We will probably need to wait until those second-quarter numbers come through to judge whether these figures represent underperformance or simply increased seasonable variation.

Thorntons certainly flagged the sales fall in its full-year results, arguing that quarterly sales comparisons would become a less useful comparative metric as the nature of the business changed.

Importantly, Thorntons has recorded market share gains according to the latest 12-week Nielsen data and the first quarter represents only around 20% of its annual revenues.

The sales fall was higher than many analysts expected (N+1 Singer had predicted a 10% decline), but analysts were unshaken in their positive view on the company.
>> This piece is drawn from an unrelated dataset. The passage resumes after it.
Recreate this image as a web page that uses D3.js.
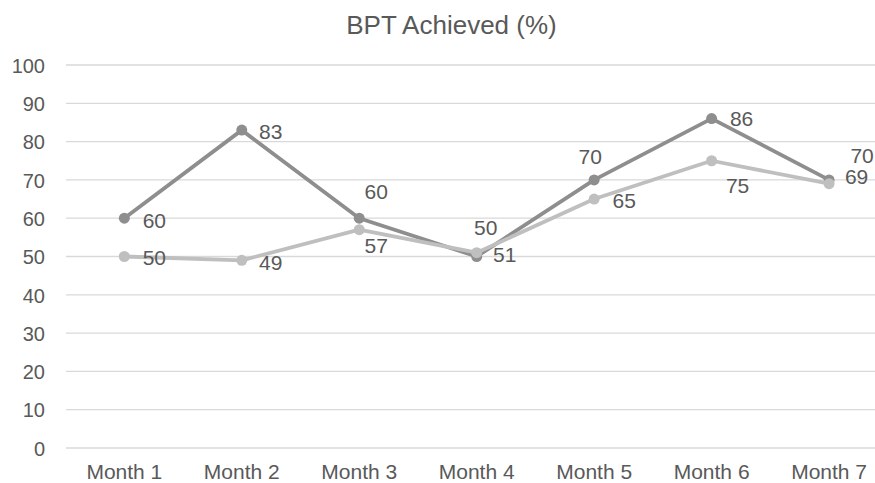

Charles Stanley maintained its Buy recommendation with a 200p target price, writing: “We think this confidence [on hitting full-year profit forecasts] likely reflects good margin and cost control, as well as management’s view on the Christmas stock-build patterns from the larger grocery partners, giving good visibility on the critically important Q2 (which typically represents 40%+ of total annual sales).  We still believe that the group is making substantial, sustainable progress in broadening and deepening its business with the UK supermarkets and convenience store channel.”

N+1 Singer also retained its Buy recommendation, with a 165p price guidance, noting: “Although the numbers may look bad, with management having already given some guidance around the approximate shape of trading in fmcg this year, they are also in keeping with full-year assumptions.

“Although there is greater volatility from a grocery sector that is in disarray and from quarter on quarter phasing variations, turning Thorntons into an international fmcg business with a right-sized multichannel UK core remains a deliverable ambition in our view and management continues to deliver on its strategic goals.”

The concern for Thorntons may be that the market is struggling to believe it can actually hit profit forecasts while the grocery sector is going through this turmoil – certainly the recent experience with Tesco is a reminder that profit guidance can be very different to the profit that’s actually delivered.

However, there is no suggestion that Thornton’s fundamental strategy is not still on track – the company’s problem is just that it is re-engineering the business in the gaze of the public markets, used to quarterly revenue comparatives to measure the health of listed companies.

The long-term signs are encouraging – but the share price is unlikely to pick up significantly until Thorntons can grow its commercial sales significantly to negate falling retail revenues.

In this sense, its first-half results will be crucial as it encompasses the crucial Christmas period that accounts for over 40% of revenues. Investors will expect clear signs of progress – Thorntons won’t be the only grocery company banking on a strong Christmas to reassure a nervous market.